Though considered a dull and undistinguished painter, Pacheco sometimes expressed a simple, direct realism although his work remained essentially Mannerist. As a teacher, he was highly learned and encouraged his students’ intellectual development. In Pacheco’s school Velázquez studied the classics, was trained in proportion and perspective, and witnessed the trends in the literary and artistic circles of Seville.
On April 23, 1618, Velázquez married Juana Pacheco (June 1, 1602 – August 10, 1660), the daughter of his teacher. She had two daughters. The elder, Francisca de Silva Velázquez y Pacheco (1619–1658), married painter Juan Bautista Martínez del Mazo at the Church of Santiago in Madrid on August 21, 1633; the younger, Ignacia de Silva Velázquez y Pacheco, born in 1621, died in infancy.
Velázquez’s earliest works are bodegones (kitchen scenes with prominent still-life). He was one of the first Spanish artists to paint such scenes, and his Old Woman Frying Eggs (1618) demonstrates the young artist’s unusual skill in realistic depiction. The realism and dramatic lighting of this work may have been influenced by Caravaggio’s work—which Velázquez could have seen second-hand, in copies—and by the polychrome sculpture in Sevillian churches. Two of his bodegones, Kitchen Scene with Christ in the House of Martha (1618) and Kitchen Scene with Christ at Emmaus (c. 1618), feature religious scenes in the background, painted in a way that creates ambiguity as to whether the religious scene is a painting on the wall, a representation of the thoughts of the kitchen maid in the foreground, or an actual incident seen through a window. The Virgin of the Immaculate Conception (1618–19) follows a formula used by Pacheco, but replaces the idealized facial type and smoothly finished surfaces of his teacher with the face of a local girl and varied brushwork. His other religious works include The Adoration of the Magi (1619) and Saint John the Evangelist on the Island of Patmos (1618–19), both of which begin to express his more pointed and careful realism.
Also from this period are the portrait of Sor Jerónima de la Fuente (1620) – Velázquez’s first full-length portrait – and the genre The Water Seller of Seville (1618–1622). The Water Seller of Seville has been termed “the peak of Velázquez’s bodegones” and is admired for its virtuoso rendering of volumes and textures as well as for its enigmatic gravitas.
STYLE AND TECHNIQUE
It is canonical to divide Velázquez’s career by his two visits to Italy. He rarely signed his pictures, and the royal archives give the dates of only his most important works. Internal evidence and history pertaining to his portraits supply the rest to a certain extent.

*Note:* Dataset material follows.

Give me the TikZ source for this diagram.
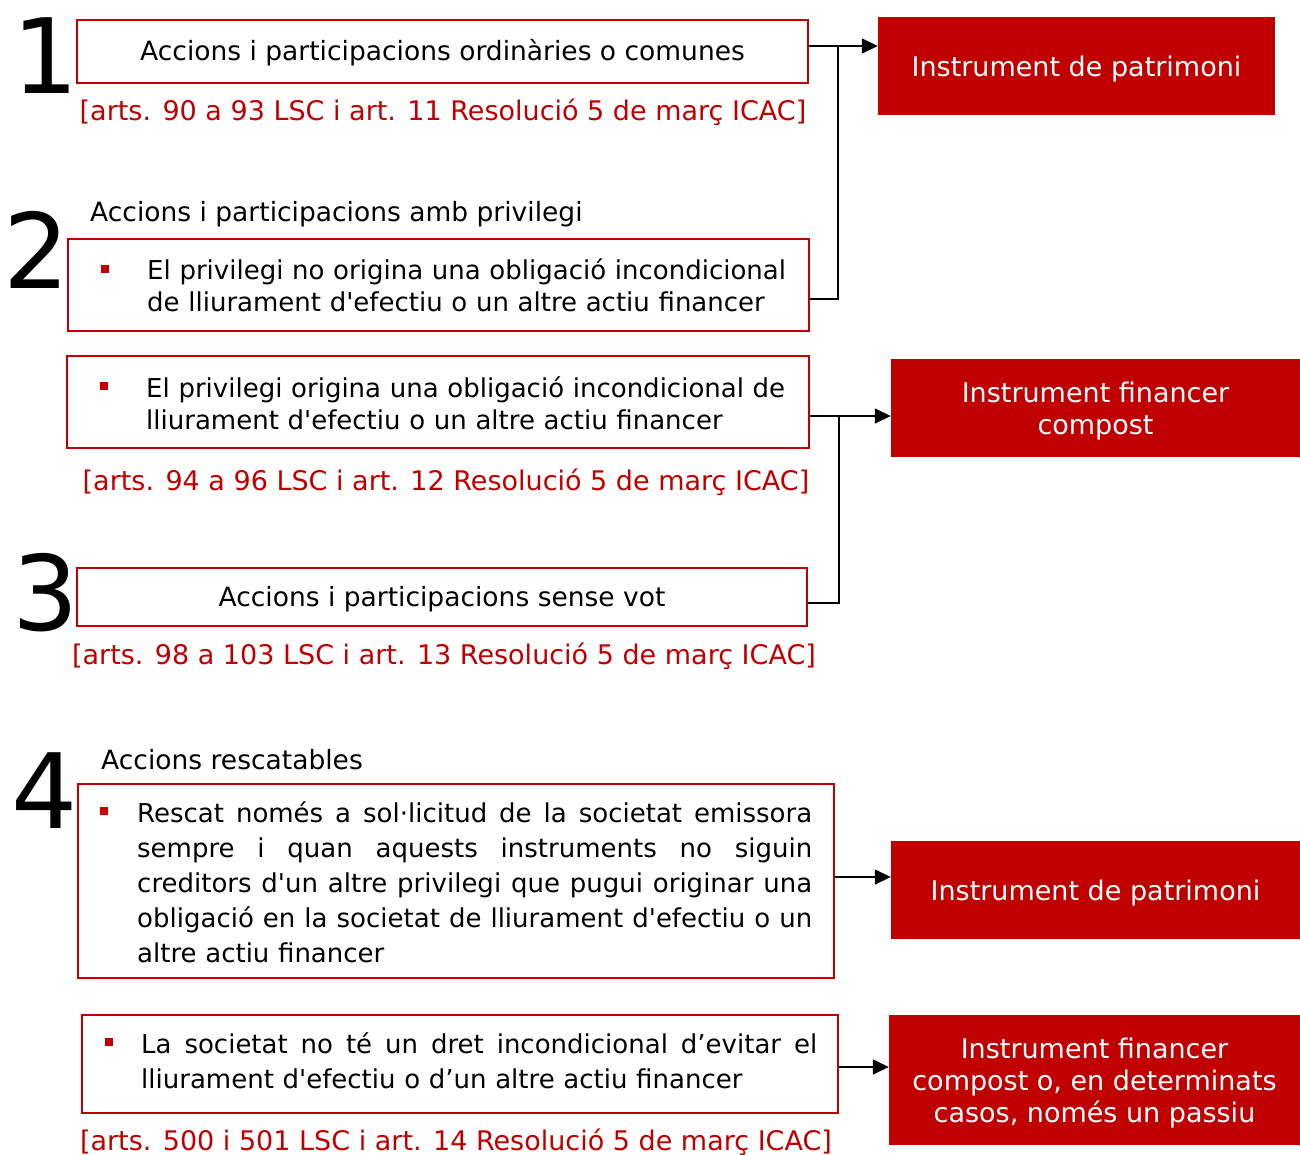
\documentclass[tikz,border=0pt]{standalone}
\usepackage{fontspec}
\setmainfont{DejaVu Sans}
\usepackage{xcolor}
\usetikzlibrary{arrows.meta,calc,positioning}
\definecolor{vermell}{HTML}{C00000}
\newcommand{\apos}{\textquotesingle}
\newcommand{\justa}[2]{\makebox[#1][s]{\spaceskip=.32em plus 1fil\relax#2}}

\begin{document}
\begin{tikzpicture}[x=1pt,y=-1pt,
	caixa/.style 2 args={draw=vermell,line width=2.2pt,minimum width=#1,minimum height=#2,inner sep=0pt},
	resultat/.style 2 args={fill=vermell,text=white,minimum width=#1,minimum height=#2,align=center,inner sep=0pt,text depth=0pt,font=\fontsize{27}{32}\selectfont},
	numero/.style={font=\fontsize{104}{104}\selectfont,anchor=base,inner sep=0pt},
	texte/.style={font=\fontsize{26}{32}\selectfont,inner sep=0pt},
	titol/.style={font=\fontsize{26.5}{32}\selectfont,inner sep=0pt,anchor=base},
	ref/.style={font=\fontsize{27}{32}\selectfont,inner sep=0pt,text=vermell,anchor=base},
	bala/.style={fill=vermell,minimum size=8.5pt,inner sep=0pt},
	fletxa/.style={-{Triangle[length=16pt,width=15pt]},line width=1.5pt},
	linia/.style={line width=1.5pt}]
	\useasboundingbox (0,0) rectangle (1300,1154);

	\node[numero] (n1) at (46,93) {1};
	\node[caixa={731pt}{63pt}] (caixa1) at (442.5,51.5) {};
	\node[titol] (t1) at (442.5,60) {Accions i participacions ordinàries o comunes};
	\node[ref] (r1) at (443,120) {[arts. 90 a 93 LSC i art. 11 Resolució 5 de març ICAC]};
	\node[resultat={397pt}{98pt}] (patrimoni1) at (1076.5,66) {Instrument de patrimoni};

	\node[numero] (n2) at (37,288) {2};
	\node[titol,anchor=base west] (e2) at (90,221) {Accions i participacions amb privilegi};
	\node[caixa={741pt}{92pt}] (caixa2) at (438.5,285) {};
	\node[bala] (b2) at (105,269) {};
	\node[texte,anchor=north west,text width=680pt,align=left] (t2) at (147,259)
		{El privilegi no origina una obligació incondicional\\de lliurament d\apos efectiu o un altre actiu financer};

	\node[caixa={742pt}{92pt}] (caixa3) at (438,402) {};
	\node[bala] (b3) at (104,386) {};
	\node[texte,anchor=north west,text width=680pt,align=left] (t3) at (146,376)
		{El privilegi origina una obligació incondicional de\\lliurament d\apos efectiu o un altre actiu financer};
	\node[ref] (r2) at (446,490) {[arts. 94 a 96 LSC i art. 12 Resolució 5 de març ICAC]};
	\node[resultat={409pt}{98pt}] (compost1) at (1095.5,408) {Instrument financer\\compost};

	\node[numero] (n3) at (46,630) {3};
	\node[caixa={730pt}{58pt}] (caixa4) at (442,597) {};
	\node[titol] (t4) at (442,606) {Accions i participacions sense vot};
	\node[ref] (r3) at (444,664) {[arts. 98 a 103 LSC i art. 13 Resolució 5 de març ICAC]};

	\node[numero] (n4) at (45,828) {4};
	\node[titol,anchor=base west] (e4) at (101,769) {Accions rescatables};
	\node[caixa={756pt}{194pt}] (caixa5) at (456,881) {};
	\node[bala] (b5) at (104,811) {};
	\node[texte,anchor=north west,text width=675pt,align=left,font=\fontsize{26}{35}\selectfont] (t5) at (137,801)
		{\justa{675pt}{Rescat només a sol·licitud de la societat emissora}\\
		\justa{675pt}{sempre i quan aquests instruments no siguin}\\
		\justa{675pt}{creditors d\apos un altre privilegi que pugui originar una}\\
		\justa{675pt}{obligació en la societat de lliurament d\apos efectiu o un}\\
		altre actiu financer};
	\node[resultat={409pt}{98pt}] (patrimoni2) at (1095.5,890) {Instrument de patrimoni};

	\node[caixa={756pt}{98pt}] (caixa6) at (460,1064) {};
	\node[bala] (b6) at (109,1042) {};
	\node[texte,anchor=north west,text width=676pt,align=left,font=\fontsize{26}{35}\selectfont] (t6) at (141,1032)
		{\justa{676pt}{La societat no té un dret incondicional d’evitar el}\\
		lliurament d\apos efectiu o d’un altre actiu financer};
	\node[ref] (r4) at (456,1150) {[arts. 500 i 501 LSC i art. 14 Resolució 5 de març ICAC]};
	\node[resultat={411pt}{130pt}] (compost2) at (1094.5,1080) {Instrument financer\\compost o, en determinats\\casos, només un passiu};

	\coordinate (s1) at ([yshift=5.5pt]caixa1.east);
	\coordinate (s2) at ([yshift=-14pt]caixa2.east);
	\coordinate (s3) at ([yshift=-14pt]caixa3.east);
	\coordinate (s4) at ([yshift=-6pt]caixa4.east);
	\coordinate (s5) at ([yshift=4pt]caixa5.east);
	\coordinate (s6) at ([yshift=-3pt]caixa6.east);
	\coordinate (nus1) at (838,0);
	\coordinate (nus2) at (839,0);
	\draw[fletxa] (s1) -- (s1 -| patrimoni1.west);
	\draw[linia] (s2) -| (nus1 |- s1);
	\draw[fletxa] (s3) -- (s3 -| compost1.west);
	\draw[linia] (s4) -| (nus2 |- s3);
	\draw[fletxa] (s5) -- (s5 -| patrimoni2.west);
	\draw[fletxa] (s6) -- (s6 -| compost2.west);
\end{tikzpicture}
\end{document}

Although acquainted with all the Italian schools and a friend of the foremost painters of his day, Velázquez was strong enough to withstand external influences and work out for himself the development of his own nature and his own principles of art. He rejected the pomp that characterized the portraiture of other European courts, and instead brought an even greater reserve to the understated formula for Habsburg portraiture established by Titian, Antonio Mor, and Alonso Sánchez Coello. He is known for using a rather limited palette, but he mixed the available paints with great skill to achieve varying hues. His pigments were not significantly different from those of his contemporaries and he mainly employed azurite, smalt, vermilion, red lake, lead-tin-yellow and ochres. His early works were painted on canvases prepared with a red-brown ground. He adopted the use of light-gray grounds during his first trip to Italy, and continued using them for the rest of his life. The change resulted in paintings with greater luminosity and a generally cool, silvery range of color.
Few drawings are securely attributed to Velázquez. Although preparatory drawings for some of his paintings exist, his method was to paint directly from life, and x-rays of his paintings reveal that he frequently made changes in his composition as a painting progressed.